The power of reactive programming becomes even more apparent when we combine multiple data sources. Let’s extend our e-commerce example to include real-time inventory updates:
public class InventoryService {
private final KafkaReceiver<String, InventoryUpdate> kafkaReceiver;
private final DatabaseClient dbClient;
public InventoryService(KafkaReceiver<String, InventoryUpdate> kafkaReceiver, DatabaseClient dbClient) {
this.kafkaReceiver = kafkaReceiver;
this.dbClient = dbClient;
}
public Flux<InventoryUpdate> processInventoryUpdates() {
return kafkaReceiver.receive()
.flatMap(record -> updateDatabase(record.value()));
}
private Mono<InventoryUpdate> updateDatabase(InventoryUpdate update) {
return dbClient.execute("UPDATE products SET stock = $1 WHERE id = $2")
.bind(0, update.getNewStock())
.bind(1, update.getProductId())
.fetch()
.rowsUpdated()
.thenReturn(update);
}
}
This service listens to a Kafka topic for inventory updates, processes them, and updates the database accordingly. The reactive approach allows us to handle a high volume of updates efficiently, without blocking threads while waiting for database operations to complete.
One of the challenges in reactive programming is maintaining readability and understandability of the code. As reactive chains grow more complex, they can become difficult to follow. It’s important to break down complex operations into smaller, more manageable pieces. For example:
public class OrderService {
private final ProductService productService;
private final PaymentService paymentService;
private final ShippingService shippingService;
public OrderService(ProductService productService, PaymentService paymentService, ShippingService shippingService) {
this.productService = productService;
this.paymentService = paymentService;
this.shippingService = shippingService;
}
public Mono<Order> placeOrder(OrderRequest request) {
return validateProducts(request.getProductIds())

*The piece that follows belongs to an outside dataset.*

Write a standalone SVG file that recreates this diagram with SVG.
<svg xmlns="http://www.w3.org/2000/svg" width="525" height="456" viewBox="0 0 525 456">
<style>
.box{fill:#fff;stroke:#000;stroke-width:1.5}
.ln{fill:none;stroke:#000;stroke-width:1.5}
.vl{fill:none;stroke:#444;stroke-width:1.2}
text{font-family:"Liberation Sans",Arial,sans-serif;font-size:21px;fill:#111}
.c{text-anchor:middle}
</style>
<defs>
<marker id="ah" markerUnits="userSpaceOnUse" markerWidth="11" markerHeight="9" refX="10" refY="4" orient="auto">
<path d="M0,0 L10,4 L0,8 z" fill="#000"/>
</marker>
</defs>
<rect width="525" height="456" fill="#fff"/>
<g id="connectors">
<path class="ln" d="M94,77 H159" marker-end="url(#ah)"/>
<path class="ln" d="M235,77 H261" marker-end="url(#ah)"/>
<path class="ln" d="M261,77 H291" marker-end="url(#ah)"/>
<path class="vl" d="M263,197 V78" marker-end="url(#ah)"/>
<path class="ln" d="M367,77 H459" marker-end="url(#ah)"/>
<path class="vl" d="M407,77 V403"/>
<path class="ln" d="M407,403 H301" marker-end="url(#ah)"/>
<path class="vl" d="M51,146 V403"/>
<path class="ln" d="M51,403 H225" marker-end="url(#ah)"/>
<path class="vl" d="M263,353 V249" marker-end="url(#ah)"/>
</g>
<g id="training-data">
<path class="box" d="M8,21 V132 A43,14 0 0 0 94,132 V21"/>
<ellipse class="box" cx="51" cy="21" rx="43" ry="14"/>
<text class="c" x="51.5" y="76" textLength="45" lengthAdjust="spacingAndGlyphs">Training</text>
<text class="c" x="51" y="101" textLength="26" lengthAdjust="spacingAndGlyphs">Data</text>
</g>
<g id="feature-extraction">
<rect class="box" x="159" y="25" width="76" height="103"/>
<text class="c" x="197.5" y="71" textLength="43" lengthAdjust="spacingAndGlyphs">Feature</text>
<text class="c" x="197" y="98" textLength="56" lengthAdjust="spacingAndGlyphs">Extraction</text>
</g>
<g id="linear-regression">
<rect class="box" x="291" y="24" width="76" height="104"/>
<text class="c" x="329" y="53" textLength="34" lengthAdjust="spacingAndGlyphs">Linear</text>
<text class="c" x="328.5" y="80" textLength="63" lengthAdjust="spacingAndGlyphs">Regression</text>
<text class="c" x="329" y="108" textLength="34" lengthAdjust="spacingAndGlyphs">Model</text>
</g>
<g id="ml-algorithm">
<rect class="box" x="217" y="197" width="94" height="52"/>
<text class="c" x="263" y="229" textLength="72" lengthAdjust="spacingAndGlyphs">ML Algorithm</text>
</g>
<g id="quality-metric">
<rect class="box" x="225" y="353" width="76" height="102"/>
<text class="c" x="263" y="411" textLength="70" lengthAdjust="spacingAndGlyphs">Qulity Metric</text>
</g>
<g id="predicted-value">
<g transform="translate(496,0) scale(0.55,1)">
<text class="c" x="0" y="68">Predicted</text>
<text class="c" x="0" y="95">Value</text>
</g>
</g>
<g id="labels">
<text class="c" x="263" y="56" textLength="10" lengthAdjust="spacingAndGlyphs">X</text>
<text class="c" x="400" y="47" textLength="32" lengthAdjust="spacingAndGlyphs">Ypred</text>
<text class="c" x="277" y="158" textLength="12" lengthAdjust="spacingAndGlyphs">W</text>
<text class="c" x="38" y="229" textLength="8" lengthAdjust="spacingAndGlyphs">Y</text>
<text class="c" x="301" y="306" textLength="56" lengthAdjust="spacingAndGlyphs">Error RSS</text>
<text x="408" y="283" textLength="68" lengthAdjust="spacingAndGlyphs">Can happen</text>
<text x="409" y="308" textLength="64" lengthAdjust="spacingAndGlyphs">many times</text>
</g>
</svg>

.flatMap(validProducts -> calculateTotalPrice(validProducts))
.flatMap(total -> processPayment(request.getUserId(), total))

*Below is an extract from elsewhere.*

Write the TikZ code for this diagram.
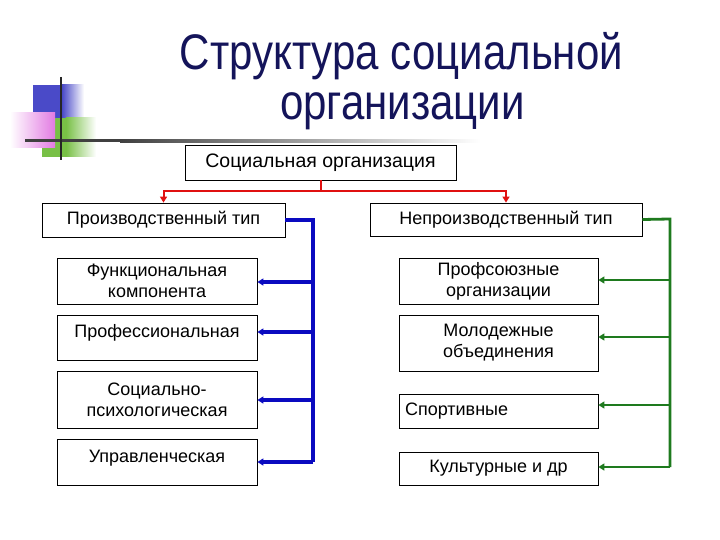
\documentclass[tikz,border=0pt]{standalone}
\usepackage{fontspec}
\setmainfont{Liberation Sans}
\usetikzlibrary{arrows.meta}
\definecolor{titlecol}{HTML}{14145A}
\definecolor{icoblue}{HTML}{4A4AC8}
\definecolor{icogreen}{HTML}{78C046}
\definecolor{icopink}{HTML}{E27AE2}
\definecolor{linegray}{HTML}{404040}
\definecolor{redc}{HTML}{E01010}
\definecolor{bluec}{HTML}{0A0AC0}
\definecolor{greenc}{HTML}{1E7A1E}
\begin{document}
\begin{tikzpicture}[x=1pt,y=-1pt,
  box/.style={draw=black, line width=0.8pt, fill=white, inner sep=2pt,
    align=center, font=\fontsize{18}{21}\selectfont},
  redline/.style={draw=redc, line width=2pt},
  blueline/.style={draw=bluec, line width=3.4pt},
  greenline/.style={draw=greenc, line width=2.8pt},
  tip/.style={-{Triangle[length=6pt,width=7pt]}},
  ttl/.style={text=titlecol, font=\fontsize{50}{60}\selectfont, inner sep=0pt, xscale=0.84, transform shape, anchor=base}
]
\useasboundingbox (0,0) rectangle (720,540);
% decorative icon
\fill[icoblue] (33,85) rectangle (62,118);
\shade[left color=icoblue, right color=white] (62,85) rectangle (84,118);
\fill[icogreen] (42,118) rectangle (66,157);
\shade[left color=icogreen, right color=white] (66,118) rectangle (96,157);
\shade[left color=white, right color=icopink] (10,113) rectangle (55,148);
\fill[linegray] (25,139.5) rectangle (120,142.5);
\shade[left color=linegray, right color=white] (120,139.5) rectangle (480,142.5);
\draw[line width=2.6pt, black!85] (61,77) -- (61,160);
% title
\node[ttl] (t1) at (401.5,70) {Структура социальной};
\node[ttl] (t2) at (402.5,120) {организации};
% boxes
\node[box, font=\fontsize{19.5}{23}\selectfont, minimum width=271pt, minimum height=35pt] (top) at (320.5,162.5) {Социальная организация};
\node[box, minimum width=243pt, minimum height=34pt] (prod) at (163.5,220) {Производственный тип};
\node[box, minimum width=272pt, minimum height=33pt] (nonprod) at (506,219.5) {Непроизводственный тип};
\node[box, minimum width=200pt, minimum height=46pt] (f1) at (157,281) {Функциональная\\компонента};
\node[box, minimum width=200pt, minimum height=45pt, text height=13pt, text depth=14pt] (f2) at (157,337.5) {Профессиональная};
\node[box, minimum width=200pt, minimum height=57pt] (f3) at (157,399.5) {Социально-\\психологическая};
\node[box, minimum width=200pt, minimum height=46pt, text height=13pt, text depth=13pt] (f4) at (157,462) {Управленческая};
\node[box, minimum width=199pt, minimum height=46pt] (r1) at (498.5,281) {Профсоюзные\\организации};
\node[box, minimum width=199pt, minimum height=56pt] (r2) at (498.5,343) {Молодежные\\объединения};
\node[box, minimum width=199pt, minimum height=34pt, align=left, text width=187pt] (r3) at (498.5,411) {Спортивные};
\node[box, minimum width=199pt, minimum height=33pt] (r4) at (498.5,468.5) {Культурные и др};
% red connectors
\coordinate (rj) at (320.5,191);
\draw[redline] (top.south) -- (rj);
\draw[redline, tip] (rj) -| (prod.north);
\draw[redline, tip] (rj) -| (nonprod.north);
% blue connectors
\coordinate (bt) at (313,220);
\coordinate (b1) at (313,282);
\coordinate (b2) at (313,332);
\coordinate (b3) at (313,400);
\coordinate (b4) at (313,462);
\draw[blueline, line join=miter] (prod.east) -- (bt) -- (b4);
\draw[blueline, tip] (b1) -- (b1 -| f1.east);
\draw[blueline, tip] (b2) -- (b2 -| f2.east);
\draw[blueline, tip] (b3) -- (b3 -| f3.east);
\draw[blueline, tip] (b4) -- (b4 -| f4.east);
% green connectors
\coordinate (gt) at (670,219);
\coordinate (g1) at (670,280);
\coordinate (g2) at (670,337);
\coordinate (g3) at (670,405);
\coordinate (g4) at (670,467);
\draw[greenline, line join=miter] (nonprod.east) -- (gt) -- (g4);
\draw[greenline, tip] (g1) -- (g1 -| r1.east);
\draw[greenline, tip] (g2) -- (g2 -| r2.east);
\draw[greenline, tip] (g3) -- (g3 -| r3.east);
\draw[greenline, tip] (g4) -- (g4 -| r4.east);
\end{tikzpicture}
\end{document}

.flatMap(paymentConfirmation -> createOrder(request, paymentConfirmation))
.flatMap(order -> arrangeShipping(order));
}
private Mono<List<Product>> validateProducts(List<String> productIds) {
return Flux.fromIterable(productIds)
.flatMap(productService::getProduct)
.collectList();
}
private Mono<BigDecimal> calculateTotalPrice(List<Product> products) {
return Mono.just(products.stream()
.map(Product::getPrice)
.reduce(BigDecimal.ZERO, BigDecimal::add));
}
private Mono<PaymentConfirmation> processPayment(String userId, BigDecimal amount) {
return paymentService.processPayment(userId, amount);
}
private Mono<Order> createOrder(OrderRequest request, PaymentConfirmation paymentConfirmation) {
// Logic to create and save the order
return Mono.just(new Order(/* ... */));
}
private Mono<Order> arrangeShipping(Order order) {
return shippingService.arrangeShipping(order)
.thenReturn(order);
}
}
In this example, the complex process of placing an order is broken down into smaller, more manageable steps. Each step is implemented as a separate method, improving readability and maintainability.

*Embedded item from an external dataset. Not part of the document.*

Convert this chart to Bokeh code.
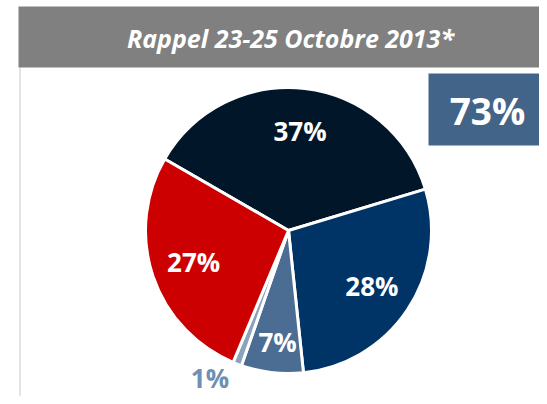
import math
from bokeh.plotting import figure
from bokeh.models import ColumnDataSource
from bokeh.core.properties import value
from bokeh.embed import file_html
from bokeh.resources import INLINE

# ---- data ----
title = "Rappel 23-25 Octobre 2013*"
total_label = "73%"
shares = [37, 28, 7, 1, 27]
share_labels = ["37%", "28%", "7%", "1%", "27%"]
slice_colors = ["#021629", "#003366", "#4c6d93", "#8ba2bb", "#cc0000"]

# ---- layout (pixels) ----
W, H = 539, 396
FONT = "Open Sans"

def X(sx):
    return sx

def Y(sy):
    return H - sy

p = figure(width=W, height=H, x_range=(0, W), y_range=(0, H),
           output_backend="svg", toolbar_location=None, min_border=0)
p.axis.visible = False
p.grid.visible = False
p.outline_line_color = None
p.background_fill_color = "white"
p.border_fill_color = "white"

# left light border of panel
p.segment(x0=[X(19.5)], y0=[Y(67)], x1=[X(19.5)], y1=[0], line_color="#e4e4e4", line_width=2)

# header bar
p.quad(left=[X(18)], right=[W], top=[Y(6)], bottom=[Y(67)], fill_color="#808080", line_color=None)
p.text(x=[X(290)], y=[Y(37)], text=[title], text_color="white", text_font=value(FONT),
       text_font_style="bold italic", text_font_size="25px", text_align="center", text_baseline="middle")

# 73% box
p.quad(left=[X(428)], right=[W], top=[Y(73)], bottom=[Y(145)], fill_color="#426489", line_color=None)
p.text(x=[X(487)], y=[Y(110)], text=[total_label], text_color="white", text_font=value(FONT),
       text_font_style="bold", text_font_size="37px", text_align="center", text_baseline="middle")

# pie
cx, cy, R = X(288), Y(230), 143
start_deg = 150.0
tot = float(sum(shares))
starts, ends, mids = [], [], []
cum = 0.0
for s in shares:
    a1 = start_deg - cum / tot * 360.0
    a0 = start_deg - (cum + s) / tot * 360.0
    starts.append(math.radians(a0))
    ends.append(math.radians(a1))
    mids.append((a0 + a1) / 2.0)
    cum += s

src = ColumnDataSource(dict(start=starts, end=ends, color=slice_colors))
p.wedge(x=cx, y=cy, radius=R, start_angle="start", end_angle="end", fill_color="color",
        line_color="white", line_width=3, source=src)

lx, ly, lc = [], [], []
for s, m, lab in zip(shares, mids, share_labels):
    if s < 3:
        rf, m2, col = 1.17, m - 7, "#6f8fb3"
    elif s < 10:
        rf, m2, col = 0.78, m + 1, "white"
    else:
        rf, m2, col = 0.70, m, "white"
    lx.append(cx + rf * R * math.cos(math.radians(m2)))
    ly.append(cy + rf * R * math.sin(math.radians(m2)))
    lc.append(col)

p.text(x=lx, y=ly, text=share_labels, text_color=lc, text_font=value(FONT),
       text_font_style="bold", text_font_size="26px", text_align="center", text_baseline="middle")

open("out.html", "w").write(file_html(p, INLINE))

Reactive programming also excels in scenarios requiring real-time updates. Consider a dashboard that needs to display real-time statistics:
public class DashboardService {
private final Flux<SaleEvent> saleEvents;
private final Flux<InventoryEvent> inventoryEvents;
public DashboardService(Flux<SaleEvent> saleEvents, Flux<InventoryEvent> inventoryEvents) {
this.saleEvents = saleEvents;
this.inventoryEvents = inventoryEvents;
}
public Flux<DashboardUpdate> getDashboardUpdates() {
return Flux.merge(
saleEvents.map(this::createSaleUpdate),
inventoryEvents.map(this::createInventoryUpdate)
).scan(new DashboardState(), this::updateDashboardState)
.map(this::createDashboardUpdate);
}
private DashboardUpdate createSaleUpdate(SaleEvent event) {
// Logic to create a dashboard update from a sale event
}
private DashboardUpdate createInventoryUpdate(InventoryEvent event) {
// Logic to create a dashboard update from an inventory event
}
private DashboardState updateDashboardState(DashboardState state, DashboardUpdate update) {
// Logic to update the dashboard state based on the new update
}
private DashboardUpdate createDashboardUpdate(DashboardState state) {
// Logic to create a dashboard update from the current state
}
}
This service combines two different event streams (sales and inventory) into a single stream of dashboard updates. The scan operator is used to maintain the current state of the dashboard, which is then used to create updates that can be sent to clients in real-time.
As we’ve seen, reactive programming offers powerful tools for building scalable, responsive, and resilient applications in Java. By embracing asynchronous data streams and non-blocking operations, we can create systems that efficiently handle high concurrency and complex data flows.
However, it’s important to note that reactive programming isn’t a silver bullet. It introduces its own complexities and can make debugging more challenging. It’s most beneficial in scenarios involving I/O-bound operations, high concurrency, and the need for real-time updates. For simpler, CPU-bound tasks, traditional imperative programming might still be more appropriate.
As with any powerful tool, the key is to understand both its strengths and limitations. By mastering these reactive programming techniques and applying them judiciously, we can create Java applications that are truly ready for the demands of modern, distributed systems.